━━ Information shown ━━
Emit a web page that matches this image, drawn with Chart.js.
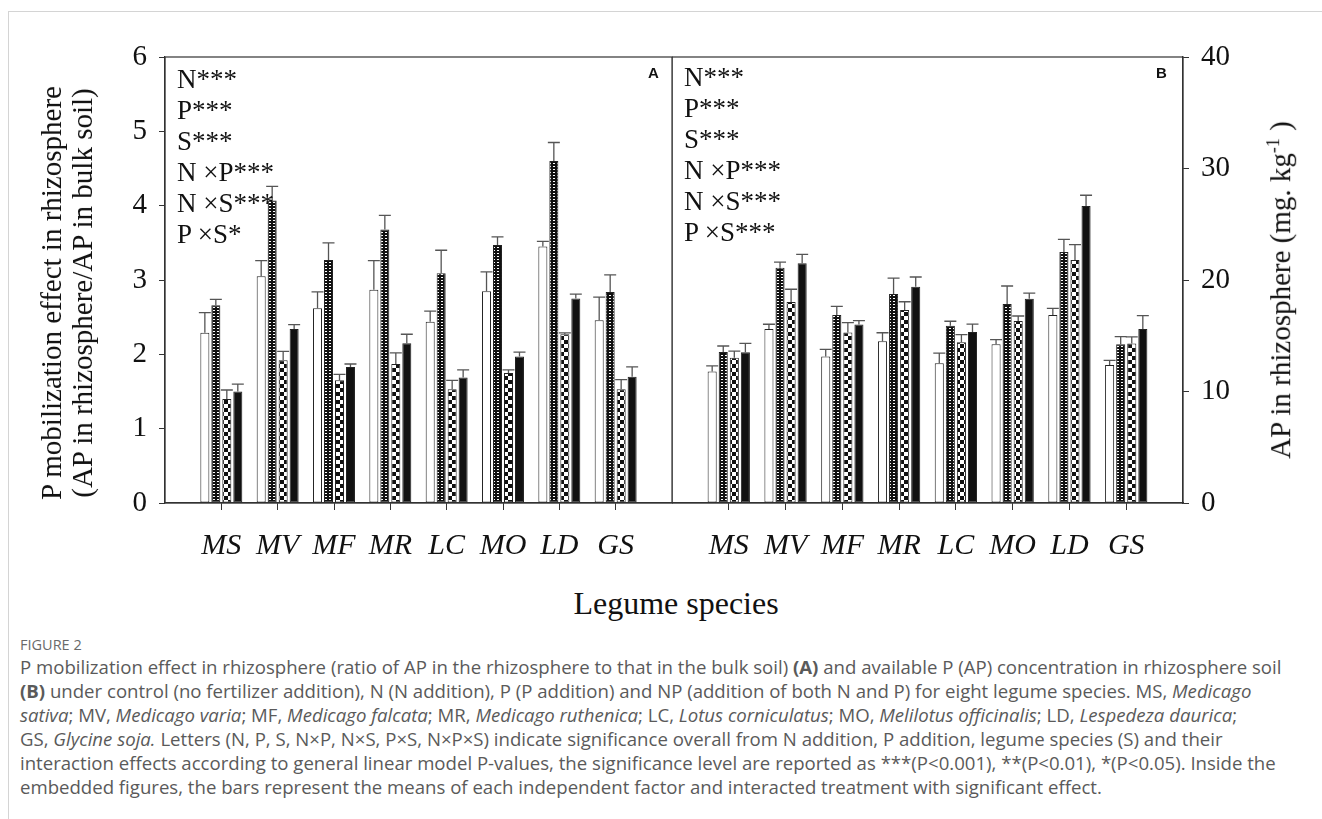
<!DOCTYPE html>
<html><head><meta charset="utf-8">
<script src="https://cdn.jsdelivr.net/npm/chart.js@4.4.1/dist/chart.umd.min.js"></script>
<style>
html,body{margin:0;padding:0;background:#fff}
body{width:1322px;height:819px;position:relative;overflow:hidden;font-family:"Liberation Serif","Times New Roman",serif;color:#111}
.card{position:absolute;left:8px;top:11px;width:1320px;height:820px;border-top:1px solid #d4d4d4;border-left:1px solid #d4d4d4}
canvas{position:absolute;top:0}
.t{position:absolute;white-space:nowrap}
.rot{transform:translate(-50%,-50%) rotate(-90deg);text-align:center}
.ann{font-size:27px;line-height:31px}
.lab{font-family:"Liberation Sans",Arial,sans-serif;font-weight:bold;font-size:15px}
.cap{font-family:"Open Sans",sans-serif;color:#5a5a5a;font-size:18.6px;line-height:24px;left:20px}
.cap i{font-style:italic}
</style></head><body>
<div class="card"></div>
<canvas id="cA" width="680" height="580" style="left:0;width:680px;height:580px"></canvas>
<canvas id="cB" width="650" height="580" style="left:672px;width:650px;height:580px"></canvas>

<div class="t rot" style="left:67px;top:293px;font-size:29px;line-height:31px">P mobilization effect in rhizosphere<br>(AP in rhizosphere/AP in bulk soil)</div>
<div class="t rot" style="left:1280px;top:290px;font-size:29px">AP in rhizosphere (mg. kg<sup style="font-size:18px">-1</sup> )</div>

<div class="t ann" style="left:177px;top:64px">N***<br>P***<br>S***<br>N ×P***<br>N ×S***<br>P ×S*</div>
<div class="t ann" style="left:684px;top:62px">N***<br>P***<br>S***<br>N ×P***<br>N ×S***<br>P ×S***</div>
<div class="t lab" style="left:648px;top:64px">A</div>
<div class="t lab" style="left:1156px;top:64px">B</div>

<div class="t" style="left:676px;top:603px;transform:translate(-50%,-50%);font-size:32px">Legume species</div>

<div class="t cap" style="top:633px;font-size:14.5px;color:#6a6a6a">FIGURE 2</div>
<div class="t cap" style="top:655px">P mobilization effect in rhizosphere (ratio of AP in the rhizosphere to that in the bulk soil) <b>(A)</b> and available P (AP) concentration in rhizosphere soil<br>
<b>(B)</b> under control (no fertilizer addition), N (N addition), P (P addition) and NP (addition of both N and P) for eight legume species. MS, <i>Medicago</i><br>
<i>sativa</i>; MV, <i>Medicago varia</i>; MF, <i>Medicago falcata</i>; MR, <i>Medicago ruthenica</i>; LC, <i>Lotus corniculatus</i>; MO, <i>Melilotus officinalis</i>; LD, <i>Lespedeza daurica</i>;<br>
GS, <i>Glycine soja.</i> Letters (N, P, S, N×P, N×S, P×S, N×P×S) indicate significance overall from N addition, P addition, legume species (S) and their<br>
interaction effects according to general linear model P-values, the significance level are reported as ***(P&lt;0.001), **(P&lt;0.01), *(P&lt;0.05). Inside the<br>
embedded figures, the bars represent the means of each independent factor and interacted treatment with significant effect.</div>

<script>
// ---- data ----
const categories = ['MS','MV','MF','MR','LC','MO','LD','GS'];

// Panel A: P mobilization effect (ratio)
const ratioControl = [2.29, 3.05, 2.62, 2.87, 2.44, 2.85, 3.45, 2.46];
const ratioN       = [2.66, 4.07, 3.27, 3.68, 3.09, 3.47, 4.60, 2.84];
const ratioP       = [1.40, 1.92, 1.65, 1.87, 1.53, 1.75, 2.27, 1.53];
const ratioNP      = [1.50, 2.34, 1.83, 2.15, 1.69, 1.97, 2.75, 1.70];
const ratioControlSE = [0.27, 0.21, 0.22, 0.39, 0.14, 0.26, 0.07, 0.31];
const ratioNSE       = [0.08, 0.19, 0.23, 0.19, 0.31, 0.11, 0.25, 0.23];
const ratioPSE       = [0.12, 0.12, 0.08, 0.15, 0.12, 0.04, 0.02, 0.13];
const ratioNPSE      = [0.10, 0.06, 0.04, 0.12, 0.10, 0.06, 0.06, 0.13];

// Panel B: AP in rhizosphere (mg kg-1)
const apControl = [11.8, 15.6, 13.15, 14.5, 12.53, 14.23, 16.86, 12.38];
const apN       = [13.54, 21.1, 16.86, 18.74, 15.9, 17.85, 22.51, 14.23];
const apP       = [13.03, 18.03, 15.3, 17.3, 14.41, 16.32, 21.79, 14.3];
const apNP      = [13.51, 21.5, 16.02, 19.4, 15.34, 18.32, 26.64, 15.6];
const apControlSE = [0.5, 0.43, 0.63, 0.77, 0.92, 0.42, 0.6, 0.42];
const apNSE       = [0.54, 0.5, 0.78, 1.42, 0.4, 1.61, 1.14, 0.69];
const apPSE       = [0.6, 1.14, 0.87, 0.75, 0.69, 0.45, 1.38, 0.6];
const apNPSE      = [0.81, 0.8, 0.33, 0.87, 0.71, 0.51, 0.96, 1.2];

const ticksA = [0,1,2,3,4,5,6];
const ticksB = [0,10,20,30,40];

// ---- styles ----
function makePattern(w,h,draw){const c=document.createElement('canvas');c.width=w;c.height=h;const g=c.getContext('2d');draw(g);return g.createPattern(c,'repeat');}
const patN = makePattern(4,3,g=>{g.fillStyle='#111';g.fillRect(0,0,4,3);g.fillStyle='#fff';g.fillRect(1,1,2,1);});
const patP = makePattern(8,8,g=>{g.fillStyle='#fff';g.fillRect(0,0,8,8);g.fillStyle='#111';g.fillRect(0,0,4,4);g.fillRect(4,4,4,4);});
const fills = ['#ffffff', patN, patP, '#111111'];
const AX = '#333';

const toXY = arr => arr.map((v,i)=>({x:i+1,y:v}));

const errorBars = {id:'errorBars', afterDatasetsDraw(chart){
  const ctx=chart.ctx, ys=chart.scales.y;
  chart.data.datasets.forEach((ds,di)=>{
    const meta=chart.getDatasetMeta(di);
    meta.data.forEach((el,i)=>{
      const yt=ys.getPixelForValue(ds.data[i].y+ds.err[i]);
      ctx.save();ctx.strokeStyle='#555';ctx.lineWidth=1.3;ctx.beginPath();
      ctx.moveTo(el.x,el.y);ctx.lineTo(el.x,yt);
      ctx.moveTo(el.x-6,yt);ctx.lineTo(el.x+6,yt);ctx.stroke();ctx.restore();
    });
  });
}};
const frame = {id:'frame', afterDraw(chart){
  const a=chart.chartArea, ctx=chart.ctx;
  ctx.save();ctx.strokeStyle=AX;ctx.lineWidth=1.2;
  ctx.strokeRect(a.left,a.top,a.right-a.left,a.bottom-a.top);ctx.restore();
}};

function build(id, series, errs, ymax, yticks, yPos, pad, yWidth){
  return new Chart(document.getElementById(id), {
    type:'bar',
    data:{datasets: series.map((s,k)=>({data:toXY(s), err:errs[k], backgroundColor:fills[k], borderColor:'#222', borderWidth:1, borderSkipped:false}))},
    options:{
      responsive:false, animation:false, devicePixelRatio:1,
      layout:{padding:pad},
      plugins:{legend:{display:false}, tooltip:{enabled:false}},
      datasets:{bar:{categoryPercentage:0.78, barPercentage:0.82}},
      scales:{
        x:{type:'linear', min:0, max:9, offset:false,
           afterBuildTicks:s=>{s.ticks=categories.map((c,i)=>({value:i+1}));},
           ticks:{callback:v=>categories[v-1]||'', autoSkip:false, maxRotation:0, padding:18, color:'#111',
                  font:{family:'Liberation Serif', size:30, style:'italic'}},
           grid:{drawOnChartArea:false, offset:false, tickLength:7, color:AX, lineWidth:1},
           border:{color:AX, width:1.2},
           afterFit:s=>{s.height=77;}},
        y:{position:yPos, min:0, max:ymax,
           afterBuildTicks:s=>{s.ticks=yticks.map(v=>({value:v}));},
           ticks:{padding:12, color:'#111', font:{family:'Liberation Serif', size:29}},
           grid:{drawOnChartArea:false, tickLength:6, color:AX},
           border:{color:AX, width:1.2},
           afterFit:s=>{s.width=yWidth;}}
      }
    },
    plugins:[frame, errorBars]
  });
}

build('cA', [ratioControl, ratioN, ratioP, ratioNP], [ratioControlSE, ratioNSE, ratioPSE, ratioNPSE], 6, ticksA, 'left', {top:57,left:0,right:8,bottom:0}, 165);
build('cB', [apControl, apN, apP, apNP], [apControlSE, apNSE, apPSE, apNPSE], 40, ticksB, 'right', {top:57,left:0,right:0,bottom:0}, 139);
</script>
</body></html>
━━━
Look through the data above. Find each line with the string "that" and copy it.

Emit a web page that matches this image, drawn with Chart.js.
<div class="t cap" style="top:655px">P mobilization effect in rhizosphere (ratio of AP in the rhizosphere to that in the bulk soil) <b>(A)</b> and available P (AP) concentration in rhizosphere soil<br>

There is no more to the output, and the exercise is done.